Untuk membangun bangsa dan jatidiri bangsa, seluruh rakyat Indonesia harus mengetahui sejarah yang sebenarnya.

Artikel ini merupakan cuplikan dari buku Batara R. Hutagalung: “BANGSA INDONESIA LAHIR 17 AGUSTUS 1945.” Terbit Desember 2022, 326 halaman.

Catatan:
1 Sekarang dinamakan sebagai “Hari Kebangkitan Nasional.”
2 Dalam BPUPK (Badan Penyelidik Usaha-Usaha Persiapan Kemerdekaan) tahun 1945, KRT Rajiman Wedyodiningrat diangkat menjadi ketua.

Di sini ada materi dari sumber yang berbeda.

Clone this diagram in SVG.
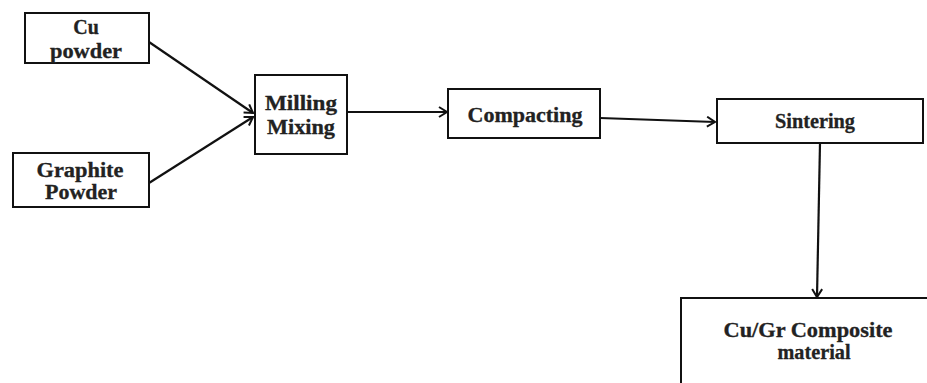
<svg xmlns="http://www.w3.org/2000/svg" width="927" height="383" viewBox="0 0 927 383">
<style>
.box{fill:#fff;stroke:#111;stroke-width:2}
.t{font-family:"Liberation Serif","Times New Roman",serif;font-weight:bold;font-size:20px;fill:#222;stroke:#222;stroke-width:0.3;text-anchor:middle}
.c{stroke:#111;stroke-width:2.2;fill:none;marker-end:url(#ah)}
</style>
<defs>
<marker id="ah" markerWidth="12" markerHeight="12" refX="10" refY="6" orient="auto" markerUnits="userSpaceOnUse">
<path d="M2,1 L10,6 L2,11" fill="none" stroke="#111" stroke-width="2"/>
</marker>
</defs>
<rect width="927" height="383" fill="#fff"/>
<g id="connectors">
<line class="c" x1="149" y1="42" x2="253" y2="113"/>
<line class="c" x1="149" y1="183" x2="253" y2="117"/>
<line class="c" x1="347" y1="112" x2="447" y2="112"/>
<line class="c" x1="600" y1="118" x2="715" y2="122"/>
<line class="c" x1="820" y1="143" x2="817" y2="297"/>
</g>
<g id="cu">
<rect class="box" x="25" y="13" width="124" height="50"/>
<text class="t" x="86" y="34">Cu</text>
<text class="t" x="86" y="58" textLength="72" lengthAdjust="spacingAndGlyphs">powder</text>
</g>
<g id="graphite">
<rect class="box" x="13" y="153" width="136" height="54"/>
<text class="t" x="80" y="177" textLength="87" lengthAdjust="spacingAndGlyphs">Graphite</text>
<text class="t" x="81" y="199" textLength="72" lengthAdjust="spacingAndGlyphs">Powder</text>
</g>
<g id="milling">
<rect class="box" x="255" y="75" width="92" height="79"/>
<text class="t" x="301" y="110" textLength="72" lengthAdjust="spacingAndGlyphs">Milling</text>
<text class="t" x="301" y="134" textLength="68" lengthAdjust="spacingAndGlyphs">Mixing</text>
</g>
<g id="compacting">
<rect class="box" x="448" y="89" width="152" height="49"/>
<text class="t" x="525" y="122" textLength="115" lengthAdjust="spacingAndGlyphs">Compacting</text>
</g>
<g id="sintering">
<rect class="box" x="717" y="99" width="206" height="44"/>
<text class="t" x="815" y="128" textLength="80" lengthAdjust="spacingAndGlyphs">Sintering</text>
</g>
<g id="composite">
<rect class="box" x="681" y="298" width="250" height="90"/>
<text class="t" x="808" y="337" textLength="169" lengthAdjust="spacingAndGlyphs">Cu/Gr Composite</text>
<text class="t" x="814" y="359" textLength="73" lengthAdjust="spacingAndGlyphs">material</text>
</g>
</svg>
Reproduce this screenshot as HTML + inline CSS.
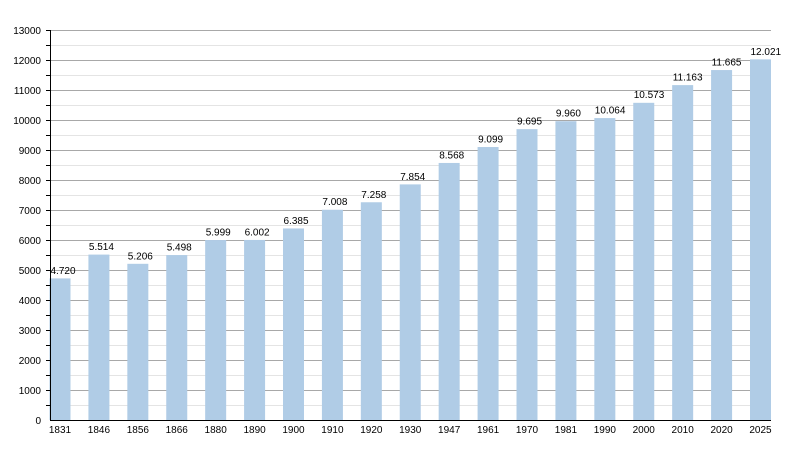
<!DOCTYPE html>
<html><head><meta charset="utf-8"><style>
html,body{margin:0;padding:0;background:#fff;}
svg{display:block;}
text{font-family:"Liberation Sans",Arial,sans-serif;font-size:10px;fill:#000;}
</style></head><body>
<svg width="800" height="450" viewBox="0 0 800 450" xmlns="http://www.w3.org/2000/svg">
<rect width="800" height="450" fill="#fff"/>
<g stroke="#e4e4e4" stroke-width="1">
<line x1="50" x2="771" y1="45.5" y2="45.5"/><line x1="50" x2="771" y1="75.5" y2="75.5"/><line x1="50" x2="771" y1="105.5" y2="105.5"/><line x1="50" x2="771" y1="135.5" y2="135.5"/><line x1="50" x2="771" y1="165.5" y2="165.5"/><line x1="50" x2="771" y1="195.5" y2="195.5"/><line x1="50" x2="771" y1="225.5" y2="225.5"/><line x1="50" x2="771" y1="255.5" y2="255.5"/><line x1="50" x2="771" y1="285.5" y2="285.5"/><line x1="50" x2="771" y1="315.5" y2="315.5"/><line x1="50" x2="771" y1="345.5" y2="345.5"/><line x1="50" x2="771" y1="375.5" y2="375.5"/><line x1="50" x2="771" y1="405.5" y2="405.5"/>
</g>
<g stroke="#a8a8a8" stroke-width="1">
<line x1="50" x2="771" y1="30.5" y2="30.5"/><line x1="50" x2="771" y1="60.5" y2="60.5"/><line x1="50" x2="771" y1="90.5" y2="90.5"/><line x1="50" x2="771" y1="120.5" y2="120.5"/><line x1="50" x2="771" y1="150.5" y2="150.5"/><line x1="50" x2="771" y1="180.5" y2="180.5"/><line x1="50" x2="771" y1="210.5" y2="210.5"/><line x1="50" x2="771" y1="240.5" y2="240.5"/><line x1="50" x2="771" y1="270.5" y2="270.5"/><line x1="50" x2="771" y1="300.5" y2="300.5"/><line x1="50" x2="771" y1="330.5" y2="330.5"/><line x1="50" x2="771" y1="360.5" y2="360.5"/><line x1="50" x2="771" y1="390.5" y2="390.5"/>
</g>
<g fill="#b0cce6">
<rect x="49.5" y="278.4" width="21" height="141.6"/>
<rect x="88.42" y="254.58" width="21" height="165.42"/>
<rect x="127.33" y="263.82" width="21" height="156.18"/>
<rect x="166.25" y="255.06" width="21" height="164.94"/>
<rect x="205.17" y="240.03" width="21" height="179.97"/>
<rect x="244.08" y="239.94" width="21" height="180.06"/>
<rect x="283" y="228.45" width="21" height="191.55"/>
<rect x="321.92" y="209.76" width="21" height="210.24"/>
<rect x="360.83" y="202.26" width="21" height="217.74"/>
<rect x="399.75" y="184.38" width="21" height="235.62"/>
<rect x="438.67" y="162.96" width="21" height="257.04"/>
<rect x="477.58" y="147.03" width="21" height="272.97"/>
<rect x="516.5" y="129.15" width="21" height="290.85"/>
<rect x="555.42" y="121.2" width="21" height="298.8"/>
<rect x="594.33" y="118.08" width="21" height="301.92"/>
<rect x="633.25" y="102.81" width="21" height="317.19"/>
<rect x="672.17" y="85.11" width="21" height="334.89"/>
<rect x="711.08" y="70.05" width="21" height="349.95"/>
<rect x="750" y="59.37" width="21" height="360.63"/>
</g>
<g stroke="#000" stroke-width="1">
<line x1="50.5" x2="50.5" y1="30" y2="420.5"/>
<line x1="50" x2="771" y1="420.5" y2="420.5"/>
<line x1="46" x2="50" y1="30.5" y2="30.5"/><line x1="46" x2="50" y1="45.5" y2="45.5"/><line x1="46" x2="50" y1="60.5" y2="60.5"/><line x1="46" x2="50" y1="75.5" y2="75.5"/><line x1="46" x2="50" y1="90.5" y2="90.5"/><line x1="46" x2="50" y1="105.5" y2="105.5"/><line x1="46" x2="50" y1="120.5" y2="120.5"/><line x1="46" x2="50" y1="135.5" y2="135.5"/><line x1="46" x2="50" y1="150.5" y2="150.5"/><line x1="46" x2="50" y1="165.5" y2="165.5"/><line x1="46" x2="50" y1="180.5" y2="180.5"/><line x1="46" x2="50" y1="195.5" y2="195.5"/><line x1="46" x2="50" y1="210.5" y2="210.5"/><line x1="46" x2="50" y1="225.5" y2="225.5"/><line x1="46" x2="50" y1="240.5" y2="240.5"/><line x1="46" x2="50" y1="255.5" y2="255.5"/><line x1="46" x2="50" y1="270.5" y2="270.5"/><line x1="46" x2="50" y1="285.5" y2="285.5"/><line x1="46" x2="50" y1="300.5" y2="300.5"/><line x1="46" x2="50" y1="315.5" y2="315.5"/><line x1="46" x2="50" y1="330.5" y2="330.5"/><line x1="46" x2="50" y1="345.5" y2="345.5"/><line x1="46" x2="50" y1="360.5" y2="360.5"/><line x1="46" x2="50" y1="375.5" y2="375.5"/><line x1="46" x2="50" y1="390.5" y2="390.5"/><line x1="46" x2="50" y1="405.5" y2="405.5"/>
</g>
<g text-anchor="end">
<text x="41" y="34">13000</text><text x="41" y="64">12000</text><text x="41" y="94">11000</text><text x="41" y="124">10000</text><text x="41" y="154">9000</text><text x="41" y="184">8000</text><text x="41" y="214">7000</text><text x="41" y="244">6000</text><text x="41" y="274">5000</text><text x="41" y="304">4000</text><text x="41" y="334">3000</text><text x="41" y="364">2000</text><text x="41" y="394">1000</text><text x="41" y="424">0</text>
</g>
<g text-anchor="middle">
<text x="60" y="433">1831</text><text x="98.92" y="433">1846</text><text x="137.83" y="433">1856</text><text x="176.75" y="433">1866</text><text x="215.67" y="433">1880</text><text x="254.58" y="433">1890</text><text x="293.5" y="433">1900</text><text x="332.42" y="433">1910</text><text x="371.33" y="433">1920</text><text x="410.25" y="433">1930</text><text x="449.17" y="433">1947</text><text x="488.08" y="433">1961</text><text x="527" y="433">1970</text><text x="565.92" y="433">1981</text><text x="604.83" y="433">1990</text><text x="643.75" y="433">2000</text><text x="682.67" y="433">2010</text><text x="721.58" y="433">2020</text><text x="760.5" y="433">2025</text>
</g>
<g text-anchor="start">
<text x="50.5" y="274">4.720</text>
<text x="88.9" y="250">5.514</text>
<text x="127.8" y="259.5">5.206</text>
<text x="166.7" y="250.5">5.498</text>
<text x="205.7" y="235.5">5.999</text>
<text x="244.6" y="235.5">6.002</text>
<text x="283.5" y="224">6.385</text>
<text x="322.4" y="205">7.008</text>
<text x="361.3" y="198">7.258</text>
<text x="400.2" y="180">7.854</text>
<text x="439.2" y="158.5">8.568</text>
<text x="478.1" y="142.5">9.099</text>
<text x="517" y="124.5">9.695</text>
<text x="555.9" y="116.5">9.960</text>
<text x="594.8" y="113.5">10.064</text>
<text x="633.7" y="98">10.573</text>
<text x="672.7" y="80.5">11.163</text>
<text x="711.6" y="65.5">11.665</text>
<text x="750.5" y="55">12.021</text>
</g>
</svg>
</body></html>
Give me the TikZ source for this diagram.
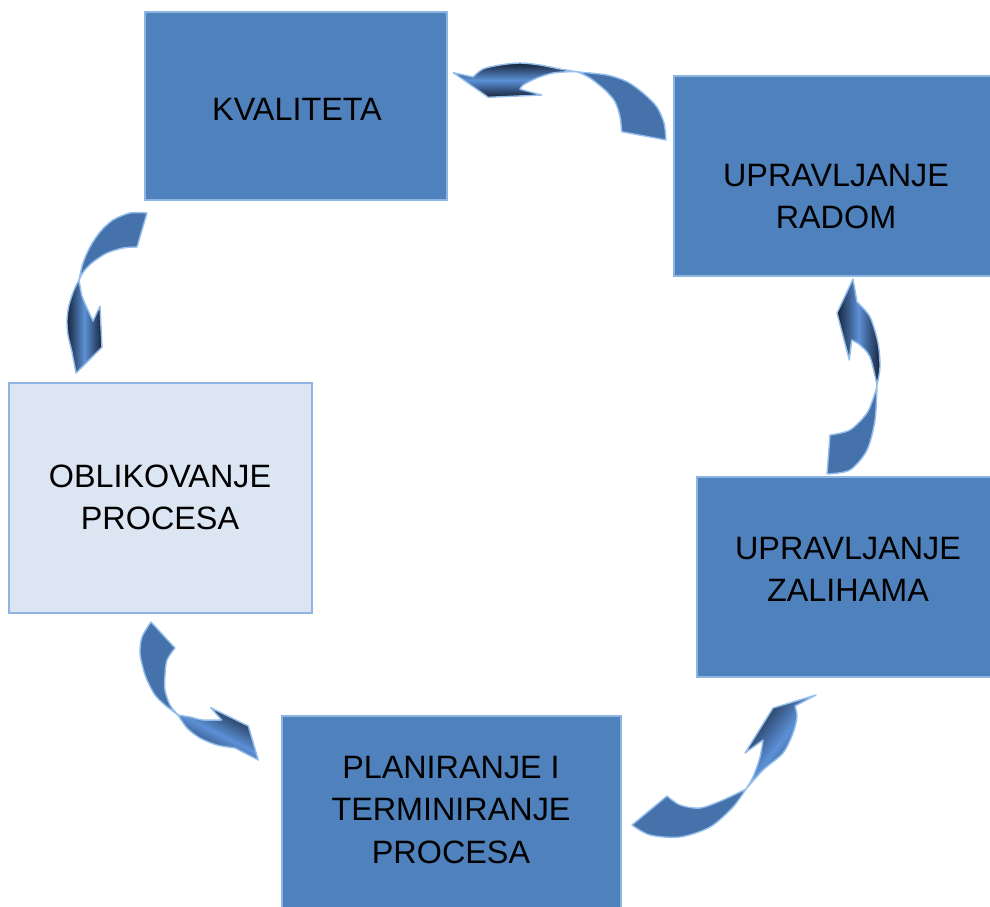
\documentclass[tikz,border=0pt]{standalone}
\usepackage{fontspec}
\setmainfont{Liberation Sans}
\usepackage{tikz}

\definecolor{boxblue}{RGB}{79,129,189}
\definecolor{boxedge}{RGB}{141,180,226}
\definecolor{paleblue}{RGB}{220,230,242}
\definecolor{tailblue}{RGB}{70,114,172}
\definecolor{arrowedge}{RGB}{150,190,235}
\definecolor{arrowdark}{RGB}{22,36,58}
\definecolor{arrowlight}{RGB}{92,144,214}

\tikzset{
	box/.style={draw=boxedge, line width=1.4pt, fill=boxblue, inner sep=0pt},
	lbl/.style={font=\fontsize{23}{30}\selectfont, align=center, inner sep=0pt},
	tailpart/.style={draw=arrowedge, line width=1pt, fill=tailblue, line join=round},
	headpart/.style={draw=arrowedge, line width=1pt, line join=round,
		top color=arrowdark, bottom color=arrowdark, middle color=arrowlight},
}

\begin{document}
\begin{tikzpicture}[x=0.025cm, y=-0.025cm]
	\useasboundingbox (0,0) rectangle (990,906);
	\clip (0,0) rectangle (990,906);
	%\draw[help lines] (0,0) grid[step=100] (990,906);
	% boxes
	\node[box, minimum width=7.55cm, minimum height=4.7cm] (kvaliteta) at (296,106) {};
	\node[box, minimum width=8.15cm, minimum height=5cm] (radom) at (837,176) {};
	\node[box, fill=paleblue, minimum width=7.575cm, minimum height=5.75cm] (oblikovanje) at (160.5,498) {};
	\node[box, minimum width=7.575cm, minimum height=5cm] (zalihe) at (848.5,577) {};
	\node[box, minimum width=8.475cm, minimum height=5.1cm] (planiranje) at (451.5,818) {};
	% radom -> kvaliteta
	\filldraw[tailpart] (621.7,131.7) -- (666,140)
		-- plot[smooth] coordinates {(666,140) (664,123) (656.7,106.7) (643,93) (627,81.7) (606.7,75) (578,72)}
		-- plot[smooth] coordinates {(578,72) (590,78) (605,90) (615,101.7) (620,116.7) (621.7,131.7)} -- cycle;
	\shadedraw[headpart, shading angle=0] (578,72)
		-- plot[smooth] coordinates {(578,72) (560,69) (540,65) (520,63) (500,65) (483,69) (473,77)}
		-- (453.3,72.7) -- (488.3,97.3) -- (541.7,95) -- (520,89.3)
		-- plot[smooth] coordinates {(520,89.3) (523,85) (537,78) (553,73) (570,71.7) (578,72)} -- cycle;
	% kvaliteta -> oblikovanje
	\filldraw[tailpart] (147,213) -- (137,247)
		-- plot[smooth] coordinates {(137,247) (123,248) (107,253) (93,262) (84,271) (79,280)}
		-- plot[smooth] coordinates {(79,280) (83,263) (90,247) (100,232) (113,220) (130,213) (147,213)} -- cycle;
	\shadedraw[headpart, shading angle=90] (79,280)
		-- plot[smooth] coordinates {(79,280) (74,290) (69,305) (67,320) (68,335) (72,352)}
		-- (76,373) -- (102,347) -- (100,306) -- (93,321)
		-- plot[smooth] coordinates {(93,321) (87,308) (82,296) (79,280)} -- cycle;
	% oblikovanje -> planiranje
	\filldraw[tailpart] (151,622) -- (175,648)
		-- plot[smooth] coordinates {(175,648) (167,660) (165,675) (165,690) (170,705) (178,715)}
		-- plot[smooth] coordinates {(178,715) (165,705) (155,695) (147,680) (143,668) (140,653) (142,637) (151,622)} -- cycle;
	\shadedraw[headpart, shading angle=-27] (178,715)
		-- plot[smooth] coordinates {(178,715) (187,728) (200,738) (217,745) (235,748)}
		-- (258.3,760) -- (248.3,726) -- (210.7,707.7) -- (221.7,720)
		-- plot[smooth] coordinates {(221.7,720) (203,720) (190,717) (178,715)} -- cycle;
	% planiranje -> zalihe
	\filldraw[tailpart] (632,825) -- (667,796)
		-- plot[smooth] coordinates {(667,796) (680,805) (700,808) (723,800) (746,789)}
		-- plot[smooth] coordinates {(746,789) (733,807) (710,827) (680,837) (650,835) (632,825)} -- cycle;
	\shadedraw[headpart, shading angle=53] (746,789)
		-- plot[smooth] coordinates {(746,789) (763,770) (783,753) (793,733) (797,717) (795,706)}
		-- (816,695) -- (773,708) -- (745,753) -- (763,740)
		-- plot[smooth] coordinates {(763,740) (760,757) (753,777) (746,789)} -- cycle;
	% zalihe -> radom
	\filldraw[tailpart] (827,474) -- (830,435)
		-- plot[smooth] coordinates {(830,435) (850,430) (867,413) (875,393) (877,385)}
		-- plot[smooth] coordinates {(877,385) (875,420) (867,450) (850,470) (827,474)} -- cycle;
	\shadedraw[headpart, shading angle=90] (877,385)
		-- plot[smooth] coordinates {(877,385) (880,367) (878,343) (870,317) (857,302)}
		-- (853,279) -- (837,313) -- (849.3,360) -- (851.7,340)
		-- plot[smooth] coordinates {(851.7,340) (860,345) (870,357) (877,385)} -- cycle;
	% texts
	\node[lbl] (kvalitetaT) at (297,109.5) {KVALITETA};
	\node[lbl] (radomT) at (836,196.5) {UPRAVLJANJE\\RADOM};
	\node[lbl] (oblikovanjeT) at (160,497.5) {OBLIKOVANJE\\PROCESA};
	\node[lbl] (zaliheT) at (848,569.5) {UPRAVLJANJE\\ZALIHAMA};
	\node[lbl] (planiranjeT) at (451,810) {PLANIRANJE I\\TERMINIRANJE\\PROCESA};
\end{tikzpicture}
\end{document}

3 Pada waktu itu, Belanda menamakan wilayah jajahannya di Asia Tenggara sebagai Nederlands Indië. Selama ini, Nederlands Indië diterjemahkan sebagai Hindia Belanda. Di sini digunakan terjemahannya sebagai India Belanda, tanpa huruf “H.” Belanda menamakan penduduk di wilayah jajahannya sebagai Indiër (bahasa Melayu: orang India)
4 Bahasa Indonesia belum ada. Bahasa Melayu kemudian diadopsi sebagai bahasa persatuan dari banga yang akan didirikan dengan nama Indonesia. Bahasa Melayu resmi dinyatakan sebagai bahasa Indonesia melalui Undang-Undang Dasar yang diresmikan pada 18 Agustus 1945, Pasal 36, yhaitu: Bahasa Negara ialah Bahasa Indonesia.
5 Artikel tersebut dimuat di Harian Kompas, Sabtu, 1 Januari 2000.
6 Sartono Kartodirdjo, “Sejak Indische Sampai Indonesia,” Penerbit Buku Kompas, Jakarta, Desember 2005.. Pengantar disampaikan oleh Prof. Taufik Abdullah.
7 Sartono Kartodirdjo, op.cit. hlm. 4.
8 Ibid., hlm. 8.
9 Mingguan GATRA 30 Mei 2007, halaman 106.
10 Ibid., hlm. Xii.
11 Pada waktu itu, Belanda menyebut penduduk di wilayah jajahannya sebagai Indiër, yaitu orang India. Ajektifnya dalam bahasa Belanda adalah Indisch.